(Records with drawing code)

◇ ◇ ◇ ◇ ◇

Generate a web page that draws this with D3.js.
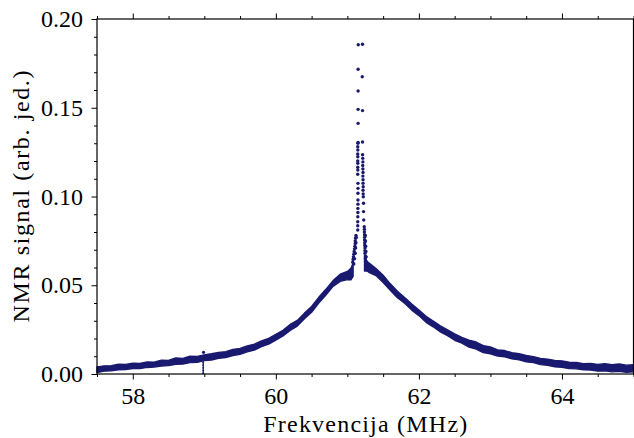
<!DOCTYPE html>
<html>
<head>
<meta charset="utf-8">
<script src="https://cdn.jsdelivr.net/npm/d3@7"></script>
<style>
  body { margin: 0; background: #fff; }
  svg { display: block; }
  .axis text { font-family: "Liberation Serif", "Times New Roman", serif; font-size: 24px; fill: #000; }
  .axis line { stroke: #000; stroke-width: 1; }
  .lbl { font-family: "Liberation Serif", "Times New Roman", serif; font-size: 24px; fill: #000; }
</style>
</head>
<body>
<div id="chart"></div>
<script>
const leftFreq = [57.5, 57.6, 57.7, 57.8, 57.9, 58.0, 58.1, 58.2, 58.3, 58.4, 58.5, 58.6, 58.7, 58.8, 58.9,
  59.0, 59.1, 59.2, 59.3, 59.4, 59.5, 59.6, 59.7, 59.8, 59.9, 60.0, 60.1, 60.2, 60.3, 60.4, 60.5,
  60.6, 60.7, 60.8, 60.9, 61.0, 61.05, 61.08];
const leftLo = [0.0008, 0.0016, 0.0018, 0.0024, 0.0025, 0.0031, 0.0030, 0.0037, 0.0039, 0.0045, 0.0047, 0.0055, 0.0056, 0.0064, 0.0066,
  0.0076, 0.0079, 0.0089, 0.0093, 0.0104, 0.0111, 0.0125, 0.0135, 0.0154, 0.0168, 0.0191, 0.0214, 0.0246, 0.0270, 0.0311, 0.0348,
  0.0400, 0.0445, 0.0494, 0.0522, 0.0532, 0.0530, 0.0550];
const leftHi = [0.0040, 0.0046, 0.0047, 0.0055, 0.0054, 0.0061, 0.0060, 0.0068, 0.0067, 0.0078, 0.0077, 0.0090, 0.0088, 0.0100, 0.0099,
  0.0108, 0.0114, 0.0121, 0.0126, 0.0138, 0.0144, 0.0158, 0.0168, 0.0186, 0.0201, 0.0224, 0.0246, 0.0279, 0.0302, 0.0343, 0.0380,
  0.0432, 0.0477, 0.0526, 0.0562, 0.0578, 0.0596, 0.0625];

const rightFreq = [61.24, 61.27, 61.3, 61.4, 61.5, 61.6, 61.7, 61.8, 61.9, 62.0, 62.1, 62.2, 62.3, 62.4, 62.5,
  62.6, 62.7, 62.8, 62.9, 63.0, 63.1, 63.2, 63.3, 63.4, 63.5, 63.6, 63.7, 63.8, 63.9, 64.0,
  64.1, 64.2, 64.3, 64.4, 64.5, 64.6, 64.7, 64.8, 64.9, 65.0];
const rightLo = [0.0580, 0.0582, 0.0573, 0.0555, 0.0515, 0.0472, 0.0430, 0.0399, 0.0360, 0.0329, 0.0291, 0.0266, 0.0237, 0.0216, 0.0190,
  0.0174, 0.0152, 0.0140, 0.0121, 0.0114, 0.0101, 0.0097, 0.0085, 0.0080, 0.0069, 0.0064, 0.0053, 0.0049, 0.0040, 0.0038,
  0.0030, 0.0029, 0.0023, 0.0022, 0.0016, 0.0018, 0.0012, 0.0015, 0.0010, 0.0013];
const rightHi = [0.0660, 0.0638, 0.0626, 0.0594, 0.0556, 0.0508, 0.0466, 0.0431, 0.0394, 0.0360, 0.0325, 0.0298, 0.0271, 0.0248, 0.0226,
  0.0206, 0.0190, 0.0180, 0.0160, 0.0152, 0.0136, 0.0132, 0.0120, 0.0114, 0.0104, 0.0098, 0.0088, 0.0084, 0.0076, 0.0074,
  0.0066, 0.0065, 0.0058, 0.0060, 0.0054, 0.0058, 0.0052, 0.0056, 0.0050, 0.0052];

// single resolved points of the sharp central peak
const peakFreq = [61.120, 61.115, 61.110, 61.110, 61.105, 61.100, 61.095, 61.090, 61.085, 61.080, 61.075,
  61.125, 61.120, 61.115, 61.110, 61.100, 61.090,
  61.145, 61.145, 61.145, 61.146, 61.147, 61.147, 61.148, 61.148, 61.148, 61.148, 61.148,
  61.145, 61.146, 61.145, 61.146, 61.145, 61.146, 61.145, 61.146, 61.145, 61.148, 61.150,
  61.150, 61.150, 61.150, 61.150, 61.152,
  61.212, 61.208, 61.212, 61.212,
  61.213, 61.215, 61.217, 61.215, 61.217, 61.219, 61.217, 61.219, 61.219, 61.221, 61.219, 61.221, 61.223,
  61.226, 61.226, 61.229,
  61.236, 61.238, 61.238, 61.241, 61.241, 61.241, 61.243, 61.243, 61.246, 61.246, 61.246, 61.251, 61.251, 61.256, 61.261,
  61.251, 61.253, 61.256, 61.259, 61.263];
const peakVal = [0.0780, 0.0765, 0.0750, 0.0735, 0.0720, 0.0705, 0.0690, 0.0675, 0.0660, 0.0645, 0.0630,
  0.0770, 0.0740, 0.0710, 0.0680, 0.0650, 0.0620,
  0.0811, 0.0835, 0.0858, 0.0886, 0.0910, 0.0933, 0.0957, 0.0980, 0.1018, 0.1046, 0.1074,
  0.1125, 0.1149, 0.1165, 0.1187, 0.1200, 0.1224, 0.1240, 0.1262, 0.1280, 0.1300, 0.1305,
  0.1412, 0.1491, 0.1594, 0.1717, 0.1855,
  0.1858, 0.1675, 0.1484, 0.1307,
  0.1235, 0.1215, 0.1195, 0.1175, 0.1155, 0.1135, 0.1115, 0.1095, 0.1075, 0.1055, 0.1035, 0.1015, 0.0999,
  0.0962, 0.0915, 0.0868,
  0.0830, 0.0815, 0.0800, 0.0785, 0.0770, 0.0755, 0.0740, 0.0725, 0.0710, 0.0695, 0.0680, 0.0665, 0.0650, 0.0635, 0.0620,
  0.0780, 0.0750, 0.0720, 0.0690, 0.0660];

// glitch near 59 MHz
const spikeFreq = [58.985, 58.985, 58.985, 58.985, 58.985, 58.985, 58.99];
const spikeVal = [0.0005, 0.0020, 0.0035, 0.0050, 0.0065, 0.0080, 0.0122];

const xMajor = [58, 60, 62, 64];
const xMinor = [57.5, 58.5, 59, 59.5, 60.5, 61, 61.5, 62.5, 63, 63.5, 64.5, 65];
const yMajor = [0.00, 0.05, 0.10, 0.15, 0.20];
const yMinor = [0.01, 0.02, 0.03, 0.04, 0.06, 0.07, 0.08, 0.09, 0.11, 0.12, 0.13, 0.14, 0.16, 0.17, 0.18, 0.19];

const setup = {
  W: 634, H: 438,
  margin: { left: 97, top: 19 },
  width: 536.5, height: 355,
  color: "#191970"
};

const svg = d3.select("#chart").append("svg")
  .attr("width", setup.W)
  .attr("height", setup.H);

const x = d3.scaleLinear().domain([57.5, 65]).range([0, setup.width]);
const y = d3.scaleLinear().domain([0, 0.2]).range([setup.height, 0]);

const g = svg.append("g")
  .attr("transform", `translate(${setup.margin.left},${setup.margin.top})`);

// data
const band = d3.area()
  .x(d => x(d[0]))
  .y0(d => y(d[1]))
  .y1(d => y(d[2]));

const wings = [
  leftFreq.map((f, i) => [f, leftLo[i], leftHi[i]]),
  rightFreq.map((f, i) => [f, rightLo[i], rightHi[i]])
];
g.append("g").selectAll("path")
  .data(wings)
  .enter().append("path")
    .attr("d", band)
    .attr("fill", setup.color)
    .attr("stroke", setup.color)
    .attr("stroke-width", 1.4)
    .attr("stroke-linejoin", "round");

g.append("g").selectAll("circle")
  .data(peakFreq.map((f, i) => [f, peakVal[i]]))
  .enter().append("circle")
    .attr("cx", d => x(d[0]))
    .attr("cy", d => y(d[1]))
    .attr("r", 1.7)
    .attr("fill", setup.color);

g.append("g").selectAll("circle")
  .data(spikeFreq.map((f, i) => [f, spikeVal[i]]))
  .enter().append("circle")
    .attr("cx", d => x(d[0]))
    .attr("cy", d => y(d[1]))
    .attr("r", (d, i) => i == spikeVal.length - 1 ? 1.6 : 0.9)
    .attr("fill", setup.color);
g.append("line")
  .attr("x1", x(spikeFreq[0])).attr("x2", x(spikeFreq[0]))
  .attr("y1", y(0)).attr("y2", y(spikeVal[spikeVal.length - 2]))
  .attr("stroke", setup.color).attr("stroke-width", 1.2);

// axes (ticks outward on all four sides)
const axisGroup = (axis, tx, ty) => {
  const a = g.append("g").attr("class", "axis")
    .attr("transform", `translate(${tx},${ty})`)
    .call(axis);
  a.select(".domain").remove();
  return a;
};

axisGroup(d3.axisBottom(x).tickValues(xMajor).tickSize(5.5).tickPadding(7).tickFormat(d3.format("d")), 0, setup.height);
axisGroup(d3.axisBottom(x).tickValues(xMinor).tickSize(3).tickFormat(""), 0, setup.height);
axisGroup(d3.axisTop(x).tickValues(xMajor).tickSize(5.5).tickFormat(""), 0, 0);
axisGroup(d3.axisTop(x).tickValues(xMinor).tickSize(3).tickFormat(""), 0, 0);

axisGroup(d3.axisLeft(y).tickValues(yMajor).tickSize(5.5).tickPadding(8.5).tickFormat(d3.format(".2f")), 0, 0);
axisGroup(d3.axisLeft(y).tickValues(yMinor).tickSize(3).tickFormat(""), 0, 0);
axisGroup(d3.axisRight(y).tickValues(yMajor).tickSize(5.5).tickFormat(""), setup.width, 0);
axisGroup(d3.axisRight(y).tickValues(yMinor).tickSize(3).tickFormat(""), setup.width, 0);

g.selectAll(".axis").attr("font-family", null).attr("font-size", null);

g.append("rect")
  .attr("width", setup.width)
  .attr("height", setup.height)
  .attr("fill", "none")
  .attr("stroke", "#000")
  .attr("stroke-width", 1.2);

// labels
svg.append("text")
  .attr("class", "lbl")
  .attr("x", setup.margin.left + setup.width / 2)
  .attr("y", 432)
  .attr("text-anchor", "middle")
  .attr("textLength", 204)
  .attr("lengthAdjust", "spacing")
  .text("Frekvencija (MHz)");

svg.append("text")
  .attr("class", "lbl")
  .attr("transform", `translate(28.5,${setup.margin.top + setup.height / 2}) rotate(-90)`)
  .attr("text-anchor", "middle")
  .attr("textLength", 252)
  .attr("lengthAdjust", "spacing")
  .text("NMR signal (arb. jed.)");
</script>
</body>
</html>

◇ ◇ ◇ ◇ ◇

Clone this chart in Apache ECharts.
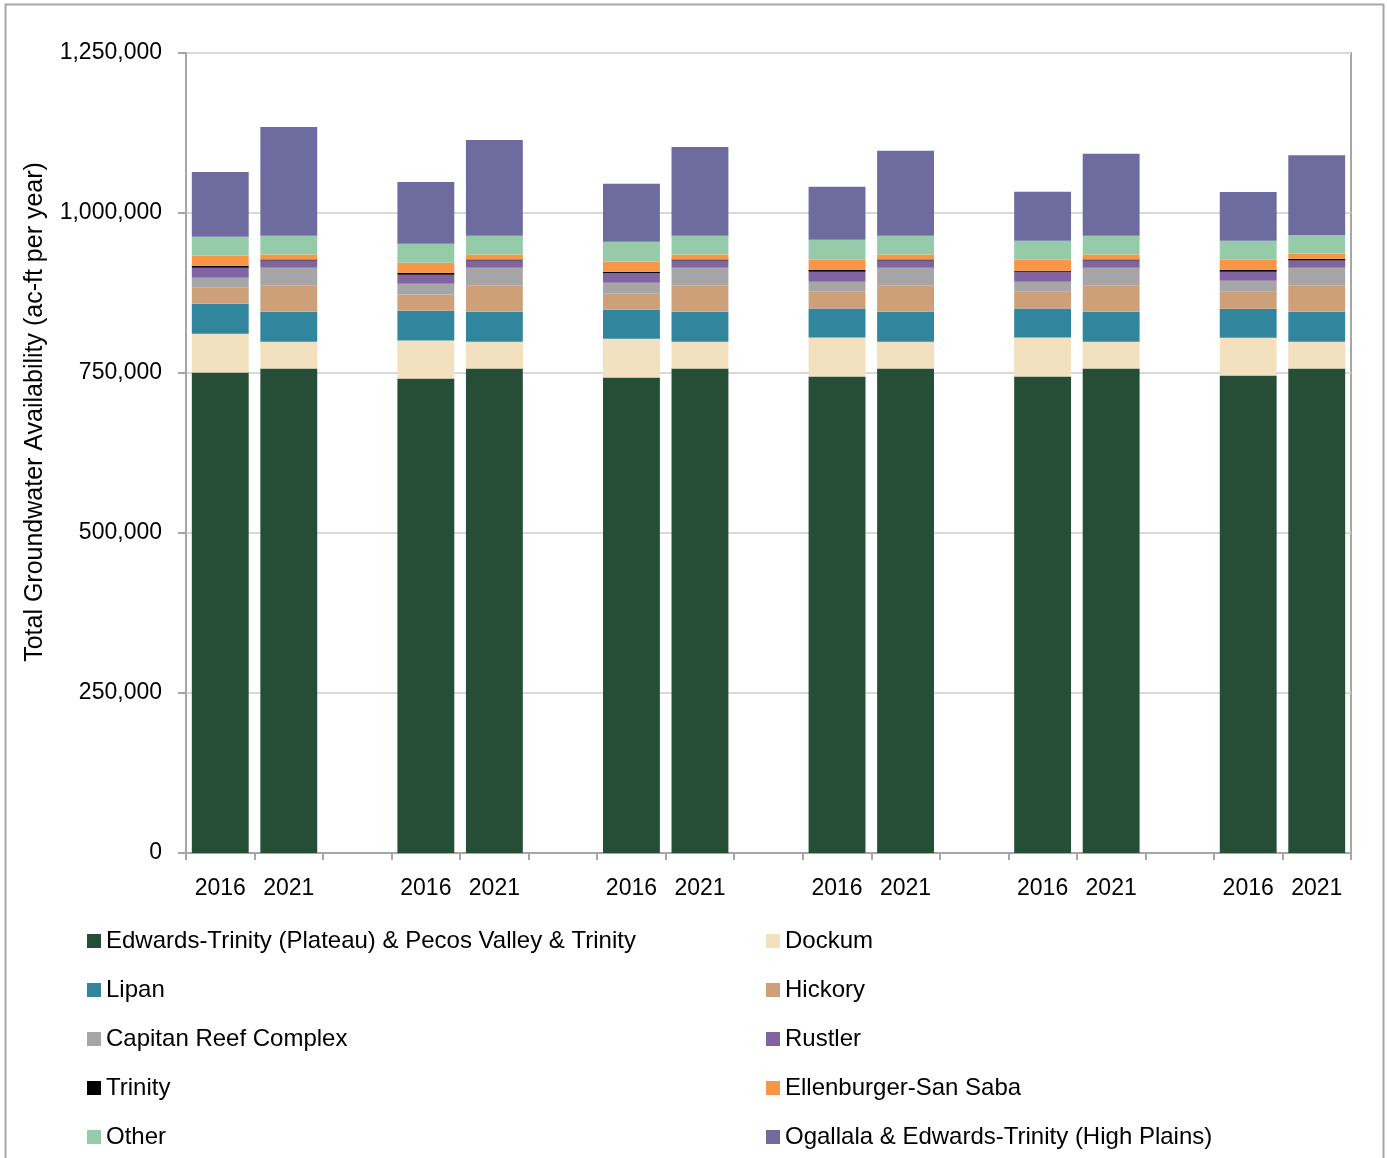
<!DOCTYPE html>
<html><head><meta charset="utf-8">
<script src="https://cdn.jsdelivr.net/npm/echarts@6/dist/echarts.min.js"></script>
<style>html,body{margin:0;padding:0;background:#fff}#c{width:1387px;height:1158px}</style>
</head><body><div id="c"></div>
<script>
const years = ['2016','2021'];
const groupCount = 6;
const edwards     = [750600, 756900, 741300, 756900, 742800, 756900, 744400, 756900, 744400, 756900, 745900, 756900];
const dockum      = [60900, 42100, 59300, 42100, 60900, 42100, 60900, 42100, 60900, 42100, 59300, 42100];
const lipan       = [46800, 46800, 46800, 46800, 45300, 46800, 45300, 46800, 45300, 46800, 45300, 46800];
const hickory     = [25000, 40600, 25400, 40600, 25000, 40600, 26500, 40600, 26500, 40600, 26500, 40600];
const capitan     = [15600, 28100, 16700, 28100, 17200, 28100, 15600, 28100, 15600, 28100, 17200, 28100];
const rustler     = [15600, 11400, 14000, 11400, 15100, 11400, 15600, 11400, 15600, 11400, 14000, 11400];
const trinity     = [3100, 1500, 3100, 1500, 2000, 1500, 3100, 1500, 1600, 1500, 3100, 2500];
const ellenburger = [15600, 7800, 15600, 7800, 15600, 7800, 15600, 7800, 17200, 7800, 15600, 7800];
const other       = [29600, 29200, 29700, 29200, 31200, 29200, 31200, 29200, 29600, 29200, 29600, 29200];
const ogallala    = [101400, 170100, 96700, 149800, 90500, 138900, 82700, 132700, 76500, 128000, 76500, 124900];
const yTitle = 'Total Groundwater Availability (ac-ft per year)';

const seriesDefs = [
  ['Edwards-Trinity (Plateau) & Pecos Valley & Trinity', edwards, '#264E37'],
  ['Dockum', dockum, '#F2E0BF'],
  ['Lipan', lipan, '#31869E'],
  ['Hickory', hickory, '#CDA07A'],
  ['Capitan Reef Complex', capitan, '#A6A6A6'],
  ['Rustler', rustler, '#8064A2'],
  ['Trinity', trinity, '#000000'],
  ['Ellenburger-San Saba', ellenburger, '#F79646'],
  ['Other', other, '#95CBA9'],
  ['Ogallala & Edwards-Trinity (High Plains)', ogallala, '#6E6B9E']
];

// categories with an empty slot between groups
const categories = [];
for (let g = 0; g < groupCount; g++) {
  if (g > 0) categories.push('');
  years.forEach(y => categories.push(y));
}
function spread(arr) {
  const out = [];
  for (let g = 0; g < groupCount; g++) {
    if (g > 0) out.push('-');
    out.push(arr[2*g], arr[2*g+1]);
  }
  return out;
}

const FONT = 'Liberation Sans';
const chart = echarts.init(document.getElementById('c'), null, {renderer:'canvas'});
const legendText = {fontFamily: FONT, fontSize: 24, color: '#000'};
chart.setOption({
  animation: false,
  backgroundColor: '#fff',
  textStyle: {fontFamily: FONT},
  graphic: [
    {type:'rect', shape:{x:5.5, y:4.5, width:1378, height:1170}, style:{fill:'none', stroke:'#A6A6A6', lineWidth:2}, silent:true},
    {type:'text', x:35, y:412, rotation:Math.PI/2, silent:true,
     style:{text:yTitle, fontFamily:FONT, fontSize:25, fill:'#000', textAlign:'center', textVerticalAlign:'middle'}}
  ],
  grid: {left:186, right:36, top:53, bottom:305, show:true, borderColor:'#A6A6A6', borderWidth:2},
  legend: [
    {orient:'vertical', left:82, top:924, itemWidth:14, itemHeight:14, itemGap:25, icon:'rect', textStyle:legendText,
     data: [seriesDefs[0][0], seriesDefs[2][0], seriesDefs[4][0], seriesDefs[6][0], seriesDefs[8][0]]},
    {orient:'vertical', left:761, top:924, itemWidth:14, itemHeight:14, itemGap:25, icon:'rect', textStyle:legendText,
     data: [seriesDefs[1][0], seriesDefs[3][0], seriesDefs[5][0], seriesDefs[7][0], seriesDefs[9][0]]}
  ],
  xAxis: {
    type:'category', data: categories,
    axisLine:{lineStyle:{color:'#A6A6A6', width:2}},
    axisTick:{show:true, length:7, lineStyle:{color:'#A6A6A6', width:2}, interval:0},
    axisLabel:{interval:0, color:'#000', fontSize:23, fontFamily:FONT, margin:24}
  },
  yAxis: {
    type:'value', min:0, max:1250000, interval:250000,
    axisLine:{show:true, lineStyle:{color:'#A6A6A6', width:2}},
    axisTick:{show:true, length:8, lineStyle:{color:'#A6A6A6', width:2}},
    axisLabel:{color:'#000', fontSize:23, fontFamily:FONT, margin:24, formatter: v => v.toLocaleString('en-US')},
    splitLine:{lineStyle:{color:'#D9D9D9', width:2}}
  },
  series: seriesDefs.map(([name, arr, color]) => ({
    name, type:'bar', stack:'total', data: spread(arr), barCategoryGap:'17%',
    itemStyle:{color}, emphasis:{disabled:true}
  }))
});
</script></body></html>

◇ ◇ ◇ ◇ ◇

In the entries above, find the line that contains "Generate a web" and the line that contains "0.0432, 0.0477, 0.0526, 0.0562, 0.0578, 0.0596, 0.0625];". Reproduce exactly those two lines and every line between them, but not the pictures.

Generate a web page that draws this with D3.js.
<!DOCTYPE html>
<html>
<head>
<meta charset="utf-8">
<script src="https://cdn.jsdelivr.net/npm/d3@7"></script>
<style>
  body { margin: 0; background: #fff; }
  svg { display: block; }
  .axis text { font-family: "Liberation Serif", "Times New Roman", serif; font-size: 24px; fill: #000; }
  .axis line { stroke: #000; stroke-width: 1; }
  .lbl { font-family: "Liberation Serif", "Times New Roman", serif; font-size: 24px; fill: #000; }
</style>
</head>
<body>
<div id="chart"></div>
<script>
const leftFreq = [57.5, 57.6, 57.7, 57.8, 57.9, 58.0, 58.1, 58.2, 58.3, 58.4, 58.5, 58.6, 58.7, 58.8, 58.9,
  59.0, 59.1, 59.2, 59.3, 59.4, 59.5, 59.6, 59.7, 59.8, 59.9, 60.0, 60.1, 60.2, 60.3, 60.4, 60.5,
  60.6, 60.7, 60.8, 60.9, 61.0, 61.05, 61.08];
const leftLo = [0.0008, 0.0016, 0.0018, 0.0024, 0.0025, 0.0031, 0.0030, 0.0037, 0.0039, 0.0045, 0.0047, 0.0055, 0.0056, 0.0064, 0.0066,
  0.0076, 0.0079, 0.0089, 0.0093, 0.0104, 0.0111, 0.0125, 0.0135, 0.0154, 0.0168, 0.0191, 0.0214, 0.0246, 0.0270, 0.0311, 0.0348,
  0.0400, 0.0445, 0.0494, 0.0522, 0.0532, 0.0530, 0.0550];
const leftHi = [0.0040, 0.0046, 0.0047, 0.0055, 0.0054, 0.0061, 0.0060, 0.0068, 0.0067, 0.0078, 0.0077, 0.0090, 0.0088, 0.0100, 0.0099,
  0.0108, 0.0114, 0.0121, 0.0126, 0.0138, 0.0144, 0.0158, 0.0168, 0.0186, 0.0201, 0.0224, 0.0246, 0.0279, 0.0302, 0.0343, 0.0380,
  0.0432, 0.0477, 0.0526, 0.0562, 0.0578, 0.0596, 0.0625];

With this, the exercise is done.